• _Challenge_: Omit every picture and return the rest of the data unaltered.

• _Dataset content_:

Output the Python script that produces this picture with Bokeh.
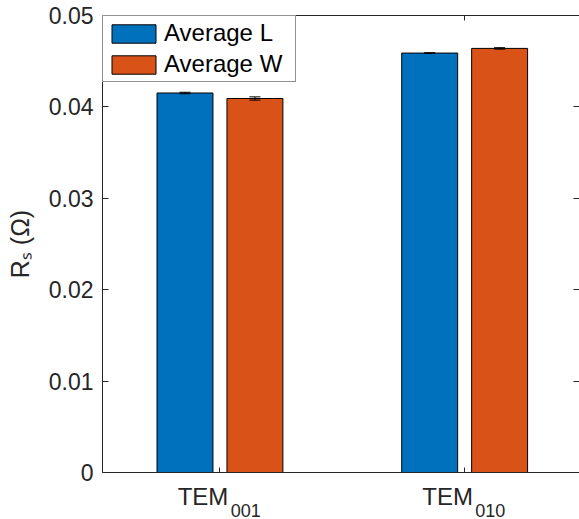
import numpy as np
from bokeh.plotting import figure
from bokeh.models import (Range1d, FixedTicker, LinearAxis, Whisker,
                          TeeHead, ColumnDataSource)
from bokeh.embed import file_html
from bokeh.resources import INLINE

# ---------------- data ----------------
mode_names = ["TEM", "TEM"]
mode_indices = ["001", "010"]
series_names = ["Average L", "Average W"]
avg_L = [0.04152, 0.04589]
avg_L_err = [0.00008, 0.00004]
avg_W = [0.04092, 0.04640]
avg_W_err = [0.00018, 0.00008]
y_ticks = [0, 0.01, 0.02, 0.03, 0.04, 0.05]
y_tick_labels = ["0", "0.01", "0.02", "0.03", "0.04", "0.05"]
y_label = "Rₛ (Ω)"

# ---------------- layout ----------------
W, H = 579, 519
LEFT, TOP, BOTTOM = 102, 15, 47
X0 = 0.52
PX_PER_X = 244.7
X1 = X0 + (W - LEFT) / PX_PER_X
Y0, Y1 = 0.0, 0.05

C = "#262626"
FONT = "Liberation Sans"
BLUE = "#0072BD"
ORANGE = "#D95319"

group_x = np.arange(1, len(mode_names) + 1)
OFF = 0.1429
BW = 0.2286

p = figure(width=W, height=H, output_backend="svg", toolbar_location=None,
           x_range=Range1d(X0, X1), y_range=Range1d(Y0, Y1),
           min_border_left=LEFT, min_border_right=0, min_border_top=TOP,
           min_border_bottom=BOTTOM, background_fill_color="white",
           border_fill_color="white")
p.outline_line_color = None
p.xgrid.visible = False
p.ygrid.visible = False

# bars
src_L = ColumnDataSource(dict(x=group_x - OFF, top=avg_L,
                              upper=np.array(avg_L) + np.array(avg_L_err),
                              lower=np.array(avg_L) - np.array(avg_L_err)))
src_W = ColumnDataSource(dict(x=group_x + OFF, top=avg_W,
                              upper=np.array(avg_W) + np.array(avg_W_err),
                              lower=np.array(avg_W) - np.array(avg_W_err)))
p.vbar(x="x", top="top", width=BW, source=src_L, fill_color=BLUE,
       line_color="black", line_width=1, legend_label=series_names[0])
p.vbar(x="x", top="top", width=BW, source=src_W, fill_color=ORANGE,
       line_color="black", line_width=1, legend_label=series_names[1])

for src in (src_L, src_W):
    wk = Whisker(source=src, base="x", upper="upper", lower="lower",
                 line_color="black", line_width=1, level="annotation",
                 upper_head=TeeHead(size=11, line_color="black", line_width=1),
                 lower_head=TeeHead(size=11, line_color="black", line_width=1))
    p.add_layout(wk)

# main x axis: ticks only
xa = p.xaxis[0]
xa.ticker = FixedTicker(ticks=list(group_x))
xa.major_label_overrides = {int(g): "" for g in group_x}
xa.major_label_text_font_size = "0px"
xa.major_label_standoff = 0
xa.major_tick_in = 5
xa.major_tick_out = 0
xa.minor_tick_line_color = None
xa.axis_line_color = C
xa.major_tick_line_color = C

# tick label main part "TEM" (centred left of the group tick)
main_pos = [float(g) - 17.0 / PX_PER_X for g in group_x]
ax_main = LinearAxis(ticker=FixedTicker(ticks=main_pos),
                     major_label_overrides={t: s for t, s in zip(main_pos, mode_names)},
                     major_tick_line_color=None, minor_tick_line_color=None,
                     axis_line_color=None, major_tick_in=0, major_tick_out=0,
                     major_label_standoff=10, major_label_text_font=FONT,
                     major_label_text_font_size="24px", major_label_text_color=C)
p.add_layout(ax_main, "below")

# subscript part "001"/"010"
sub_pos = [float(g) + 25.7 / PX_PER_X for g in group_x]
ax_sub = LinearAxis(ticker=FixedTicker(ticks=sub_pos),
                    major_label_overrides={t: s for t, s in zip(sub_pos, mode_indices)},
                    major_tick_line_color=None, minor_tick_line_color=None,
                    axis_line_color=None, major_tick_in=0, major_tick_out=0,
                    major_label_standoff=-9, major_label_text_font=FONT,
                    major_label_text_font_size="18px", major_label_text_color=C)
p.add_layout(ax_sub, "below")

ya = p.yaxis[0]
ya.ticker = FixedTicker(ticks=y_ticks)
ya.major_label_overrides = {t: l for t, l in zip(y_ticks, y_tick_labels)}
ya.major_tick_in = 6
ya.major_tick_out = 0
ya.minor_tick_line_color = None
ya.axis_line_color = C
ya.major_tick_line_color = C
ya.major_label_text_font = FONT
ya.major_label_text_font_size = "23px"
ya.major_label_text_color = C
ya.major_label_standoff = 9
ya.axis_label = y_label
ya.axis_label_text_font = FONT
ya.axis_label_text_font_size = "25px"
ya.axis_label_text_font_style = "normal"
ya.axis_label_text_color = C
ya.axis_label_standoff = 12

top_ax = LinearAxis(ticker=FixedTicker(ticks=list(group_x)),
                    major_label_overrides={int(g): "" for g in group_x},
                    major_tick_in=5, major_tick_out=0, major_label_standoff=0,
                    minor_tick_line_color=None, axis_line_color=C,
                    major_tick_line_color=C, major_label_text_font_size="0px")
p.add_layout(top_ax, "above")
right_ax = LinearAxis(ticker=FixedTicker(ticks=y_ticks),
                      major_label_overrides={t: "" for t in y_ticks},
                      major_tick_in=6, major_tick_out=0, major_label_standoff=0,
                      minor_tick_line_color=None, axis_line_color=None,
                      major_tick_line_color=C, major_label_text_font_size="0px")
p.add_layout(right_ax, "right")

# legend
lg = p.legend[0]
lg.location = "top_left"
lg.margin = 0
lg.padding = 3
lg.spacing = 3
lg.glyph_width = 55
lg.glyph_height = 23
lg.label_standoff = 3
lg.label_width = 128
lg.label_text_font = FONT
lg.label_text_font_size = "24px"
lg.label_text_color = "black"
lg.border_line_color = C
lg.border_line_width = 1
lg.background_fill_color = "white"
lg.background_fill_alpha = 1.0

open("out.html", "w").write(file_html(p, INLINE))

• _Problem solution_:
Output the Python script that produces this picture with Bokeh.
import numpy as np
from bokeh.plotting import figure
from bokeh.models import (Range1d, FixedTicker, LinearAxis, Whisker,
                          TeeHead, ColumnDataSource)
from bokeh.embed import file_html
from bokeh.resources import INLINE

# ---------------- data ----------------
mode_names = ["TEM", "TEM"]
mode_indices = ["001", "010"]
series_names = ["Average L", "Average W"]
avg_L = [0.04152, 0.04589]
avg_L_err = [0.00008, 0.00004]
avg_W = [0.04092, 0.04640]
avg_W_err = [0.00018, 0.00008]
y_ticks = [0, 0.01, 0.02, 0.03, 0.04, 0.05]
y_tick_labels = ["0", "0.01", "0.02", "0.03", "0.04", "0.05"]
y_label = "Rₛ (Ω)"

# ---------------- layout ----------------
W, H = 579, 519
LEFT, TOP, BOTTOM = 102, 15, 47
X0 = 0.52
PX_PER_X = 244.7
X1 = X0 + (W - LEFT) / PX_PER_X
Y0, Y1 = 0.0, 0.05

C = "#262626"
FONT = "Liberation Sans"
BLUE = "#0072BD"
ORANGE = "#D95319"

group_x = np.arange(1, len(mode_names) + 1)
OFF = 0.1429
BW = 0.2286

p = figure(width=W, height=H, output_backend="svg", toolbar_location=None,
           x_range=Range1d(X0, X1), y_range=Range1d(Y0, Y1),
           min_border_left=LEFT, min_border_right=0, min_border_top=TOP,
           min_border_bottom=BOTTOM, background_fill_color="white",
           border_fill_color="white")
p.outline_line_color = None
p.xgrid.visible = False
p.ygrid.visible = False

# bars
src_L = ColumnDataSource(dict(x=group_x - OFF, top=avg_L,
                              upper=np.array(avg_L) + np.array(avg_L_err),
                              lower=np.array(avg_L) - np.array(avg_L_err)))
src_W = ColumnDataSource(dict(x=group_x + OFF, top=avg_W,
                              upper=np.array(avg_W) + np.array(avg_W_err),
                              lower=np.array(avg_W) - np.array(avg_W_err)))
p.vbar(x="x", top="top", width=BW, source=src_L, fill_color=BLUE,
       line_color="black", line_width=1, legend_label=series_names[0])
p.vbar(x="x", top="top", width=BW, source=src_W, fill_color=ORANGE,
       line_color="black", line_width=1, legend_label=series_names[1])

for src in (src_L, src_W):
    wk = Whisker(source=src, base="x", upper="upper", lower="lower",
                 line_color="black", line_width=1, level="annotation",
                 upper_head=TeeHead(size=11, line_color="black", line_width=1),
                 lower_head=TeeHead(size=11, line_color="black", line_width=1))
    p.add_layout(wk)

# main x axis: ticks only
xa = p.xaxis[0]
xa.ticker = FixedTicker(ticks=list(group_x))
xa.major_label_overrides = {int(g): "" for g in group_x}
xa.major_label_text_font_size = "0px"
xa.major_label_standoff = 0
xa.major_tick_in = 5
xa.major_tick_out = 0
xa.minor_tick_line_color = None
xa.axis_line_color = C
xa.major_tick_line_color = C

# tick label main part "TEM" (centred left of the group tick)
main_pos = [float(g) - 17.0 / PX_PER_X for g in group_x]
ax_main = LinearAxis(ticker=FixedTicker(ticks=main_pos),
                     major_label_overrides={t: s for t, s in zip(main_pos, mode_names)},
                     major_tick_line_color=None, minor_tick_line_color=None,
                     axis_line_color=None, major_tick_in=0, major_tick_out=0,
                     major_label_standoff=10, major_label_text_font=FONT,
                     major_label_text_font_size="24px", major_label_text_color=C)
p.add_layout(ax_main, "below")

# subscript part "001"/"010"
sub_pos = [float(g) + 25.7 / PX_PER_X for g in group_x]
ax_sub = LinearAxis(ticker=FixedTicker(ticks=sub_pos),
                    major_label_overrides={t: s for t, s in zip(sub_pos, mode_indices)},
                    major_tick_line_color=None, minor_tick_line_color=None,
                    axis_line_color=None, major_tick_in=0, major_tick_out=0,
                    major_label_standoff=-9, major_label_text_font=FONT,
                    major_label_text_font_size="18px", major_label_text_color=C)
p.add_layout(ax_sub, "below")

ya = p.yaxis[0]
ya.ticker = FixedTicker(ticks=y_ticks)
ya.major_label_overrides = {t: l for t, l in zip(y_ticks, y_tick_labels)}
ya.major_tick_in = 6
ya.major_tick_out = 0
ya.minor_tick_line_color = None
ya.axis_line_color = C
ya.major_tick_line_color = C
ya.major_label_text_font = FONT
ya.major_label_text_font_size = "23px"
ya.major_label_text_color = C
ya.major_label_standoff = 9
ya.axis_label = y_label
ya.axis_label_text_font = FONT
ya.axis_label_text_font_size = "25px"
ya.axis_label_text_font_style = "normal"
ya.axis_label_text_color = C
ya.axis_label_standoff = 12

top_ax = LinearAxis(ticker=FixedTicker(ticks=list(group_x)),
                    major_label_overrides={int(g): "" for g in group_x},
                    major_tick_in=5, major_tick_out=0, major_label_standoff=0,
                    minor_tick_line_color=None, axis_line_color=C,
                    major_tick_line_color=C, major_label_text_font_size="0px")
p.add_layout(top_ax, "above")
right_ax = LinearAxis(ticker=FixedTicker(ticks=y_ticks),
                      major_label_overrides={t: "" for t in y_ticks},
                      major_tick_in=6, major_tick_out=0, major_label_standoff=0,
                      minor_tick_line_color=None, axis_line_color=None,
                      major_tick_line_color=C, major_label_text_font_size="0px")
p.add_layout(right_ax, "right")

# legend
lg = p.legend[0]
lg.location = "top_left"
lg.margin = 0
lg.padding = 3
lg.spacing = 3
lg.glyph_width = 55
lg.glyph_height = 23
lg.label_standoff = 3
lg.label_width = 128
lg.label_text_font = FONT
lg.label_text_font_size = "24px"
lg.label_text_color = "black"
lg.border_line_color = C
lg.border_line_width = 1
lg.background_fill_color = "white"
lg.background_fill_alpha = 1.0

open("out.html", "w").write(file_html(p, INLINE))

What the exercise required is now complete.